Designated port	The designated port on a device forwards BPDUs to the downstream device. As shown in Figure 5, AP2 and AP3 are designated ports on Device A; CP2 is a designated port on Device C.
Alternate port	From the perspective of sending BPDUs, an alternate port is blocked after a BPDU sent by another bridge is received. From the perspective of user traffic, an alternate port provides an alternate path to the root bridge. This path is different than using the root port. As shown in Figure 5, BP2 is an alternate port.
Backup port	From the perspective of sending BPDUs, a backup port is blocked after a BPDU sent by itself is received. From the perspective of user traffic, a backup port provides a backup/redundant path to a segment where a designated port already connects. As shown in Figure 5, CP3 is a backup port.
Master port	A master port is on the shortest path connecting MST regions to the CIST root. BPDUs of an MST region are sent to the CIST root through the master port. Master ports are special regional edge ports, functioning as root ports on ISTs or CISTs and master ports in instances. As shown in Figure 5, Device A, Device B, Device C, and Device D form an MST region. AP1 on Device A, being the nearest port in the region to the CIST root, is the master port.
Regional edge port	A regional edge port is located at the edge of an MST region and connects to another MST region or an SST. During MSTP calculation, the roles of a regional edge port in the MSTI and the CIST instance are the same. If the regional edge port is the master port in the CIST instance, it is the master port in all the MSTIs in the region. As shown in Figure 5, AP1, DP1, and DP2 in an MST region are directly connected to other regions, and therefore they are all regional edge ports of the MST region. AP1 is a master port in the CIST. Therefore, AP1 is the master port in every MSTI in the MST region.
Edge port	An edge port is located at the edge of an MST region and does not connect to any device. Generally, edge ports are directly connected to terminals. After MSTP is enabled on a port, edge-port detecting is started automatically. If the port fails to receive BPDU packets within seconds, the port is set to an edge port. Otherwise, the port is set to a non-edge port. As shown in Figure 5, BP3 is an edge port.

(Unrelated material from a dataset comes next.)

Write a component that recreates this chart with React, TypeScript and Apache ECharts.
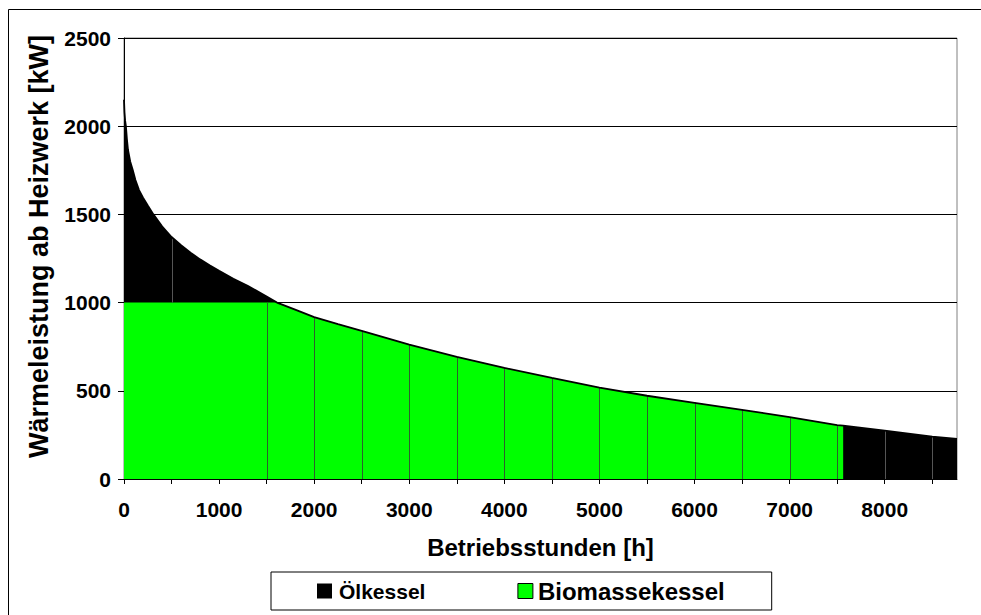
import React, { useEffect, useRef } from "react";
import * as echarts from "echarts";

const hours = [0, 5, 12, 20, 30, 42, 65, 92, 120, 158, 200, 250, 309, 400, 500, 600, 700, 800, 900, 1000, 1150, 1300, 1500, 1609, 1800, 2000, 2250, 2500, 3000, 3500, 4000, 4500, 5000, 5500, 6000, 6500, 7000, 7500, 7563, 8000, 8500, 8760];
const heatKW = [2150, 2080, 2030, 2000, 1930, 1865, 1800, 1752, 1695, 1638, 1595, 1550, 1500, 1432, 1372, 1325, 1283, 1245, 1212, 1180, 1135, 1095, 1035, 1000, 960, 918, 878, 840, 762, 693, 630, 573, 518, 472, 432, 392, 351, 306, 302, 274, 240, 227];
const biomassCapKW = 1000;
const biomassEndHour = 7563;
const oilDropHours = [500, 8000, 8500];
const bioDropHours = [1500, 2000, 2500, 3000, 3500, 4000, 4500, 5000, 5500, 6000, 6500, 7000, 7500];
const seriesNames = ["Ölkessel", "Biomassekessel"];
const xTitle = "Betriebsstunden [h]";
const yTitle = "Wärmeleistung ab Heizwerk [kW]";

const FONT = "'Liberation Sans', Arial, sans-serif";

const bioValue = (i: number) => (hours[i] <= biomassEndHour ? Math.min(heatKW[i], biomassCapKW) : 0);

export default function App() {
  const ref = useRef<HTMLDivElement>(null);
  useEffect(() => {
    if (!ref.current) return;
    const chart = echarts.init(ref.current, null, { renderer: "svg" });
    const totalData = hours.map((h, i) => [h, heatKW[i]]);
    const bioData: number[][] = [];
    hours.forEach((h, i) => {
      if (h <= biomassEndHour) bioData.push([h, bioValue(i)]);
    });
    bioData.push([biomassEndHour, 0]);
    const dropData = [
      ...oilDropHours.map((h) => {
        const i = hours.indexOf(h);
        return [h, bioValue(i), heatKW[i], 0];
      }),
      ...bioDropHours.map((h) => {
        const i = hours.indexOf(h);
        return [h, 0, bioValue(i), 1];
      }),
    ];

    chart.setOption({
      animation: false,
      backgroundColor: "#fff",
      textStyle: { fontFamily: FONT },
      graphic: [
        {
          type: "rect",
          shape: { x: 8.5, y: 9.5, width: 1200, height: 900 },
          style: { fill: "none", stroke: "#000", lineWidth: 1 },
          silent: true,
        },
      ],
      grid: {
        left: 124,
        top: 38,
        width: 833,
        height: 441,
        show: true,
        borderColor: "#808080",
        borderWidth: 1,
        backgroundColor: "transparent",
      },
      legend: {
        left: 271,
        top: 572,
        orient: "horizontal",
        padding: [7, 47, 7, 46],
        itemGap: 92,
        itemWidth: 15,
        itemHeight: 15,
        borderColor: "#000",
        borderWidth: 1,
        backgroundColor: "#fff",
        icon: "rect",
        textStyle: { fontFamily: FONT, fontWeight: "bold", color: "#000" },
        data: [
          { name: seriesNames[0], textStyle: { fontSize: 21, fontWeight: "bold", padding: [0, 0, 0, 2] } },
          {
            name: seriesNames[1],
            textStyle: { fontSize: 24, fontWeight: "bold" },
            itemStyle: { borderColor: "#000", borderWidth: 1 },
          },
        ],
      },
      xAxis: {
        type: "value",
        min: 0,
        max: 8760,
        interval: 500,
        name: xTitle,
        nameLocation: "middle",
        nameGap: 56,
        nameTextStyle: { fontFamily: FONT, fontWeight: "bold", fontSize: 24, color: "#000" },
        axisLine: { show: true, lineStyle: { color: "#000", width: 1 } },
        axisTick: { show: true, length: 5, lineStyle: { color: "#000" } },
        axisLabel: {
          margin: 20,
          fontFamily: FONT,
          fontWeight: "bold",
          fontSize: 21,
          color: "#000",
          showMaxLabel: false,
          formatter: (v: number) => (v % 1000 === 0 ? String(v) : ""),
        },
        splitLine: { show: false },
      },
      yAxis: {
        type: "value",
        min: 0,
        max: 2500,
        interval: 500,
        name: yTitle,
        nameLocation: "middle",
        nameGap: 72,
        nameRotate: 90,
        nameTextStyle: {
          fontFamily: FONT,
          fontWeight: "bold",
          fontSize: 27,
          color: "#000",
          padding: [0, 0, 0, 24],
        },
        axisLine: { show: true, lineStyle: { color: "#000", width: 1 } },
        axisTick: { show: true, length: 6, lineStyle: { color: "#000" } },
        axisLabel: {
          margin: 13,
          fontFamily: FONT,
          fontWeight: "bold",
          fontSize: 21,
          color: "#000",
          formatter: (v: number) => String(v),
        },
        splitLine: { show: true, lineStyle: { color: "#000", width: 1 } },
      },
      series: [
        {
          name: seriesNames[0],
          type: "line",
          data: totalData,
          symbol: "none",
          lineStyle: { width: 0, color: "#000" },
          itemStyle: { color: "#000" },
          areaStyle: { color: "#000", opacity: 1 },
          z: 2,
        },
        {
          name: seriesNames[1],
          type: "line",
          data: bioData,
          symbol: "none",
          lineStyle: { width: 0, color: "#00ff00" },
          itemStyle: { color: "#00ff00" },
          areaStyle: { color: "#00ff00", opacity: 1 },
          z: 3,
        },
        {
          name: "drop",
          type: "custom",
          data: dropData,
          silent: true,
          z: 4,
          renderItem: (params: any, api: any) => {
            const p0 = api.coord([api.value(0), api.value(1)]);
            const p1 = api.coord([api.value(0), api.value(2)]);
            const x = Math.round(p0[0]) + 0.5;
            return {
              type: "line",
              shape: { x1: x, y1: p0[1], x2: x, y2: p1[1] },
              style: { stroke: api.value(3) === 1 ? "#2e5e2e" : "#555", lineWidth: 1 },
            };
          },
        },
        {
          name: "curve",
          type: "line",
          data: totalData,
          symbol: "none",
          silent: true,
          lineStyle: { width: 1.8, color: "#000" },
          z: 5,
        },
      ],
    });
    return () => chart.dispose();
  }, []);
  return (
    <div
      ref={ref}
      style={{ position: "fixed", left: 0, top: 0, width: 981, height: 615 }}
    />
  );
}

Figure 5 Root port, designated port, alternate port, and backup port

MSTP Port Status

Table 2 lists the MSTP port status, which is the same as the RSTP port status.

**Table 2** Port status
Port Status	Description
Forwarding	A port in the Forwarding state can send and receive BPDUs as well as forward user traffic.
Learning	This is a transition stage. A port in the Learning state learns MAC addresses from user traffic to construct a MAC address table. In the Learning state, the port can send and receive BPDUs, but not forward user traffic.
Discarding	A port in the Discarding state can only receive BPDUs.

There is no necessary link between the port status and the port role. Table 3 lists the relationships between port roles and port status.

**Table 3** Relationships between port roles and port status
Port Status	Root Port/Master Port	Designated Port	Regional Edge Port	Alternate Port	Backup Port
Forwarding	Yes	Yes	Yes	No	No
Learning	Yes	Yes	Yes	No	No
Discarding	Yes	Yes	Yes	Yes	Yes

Yes: The port supports this status.

No: The port does not support this status.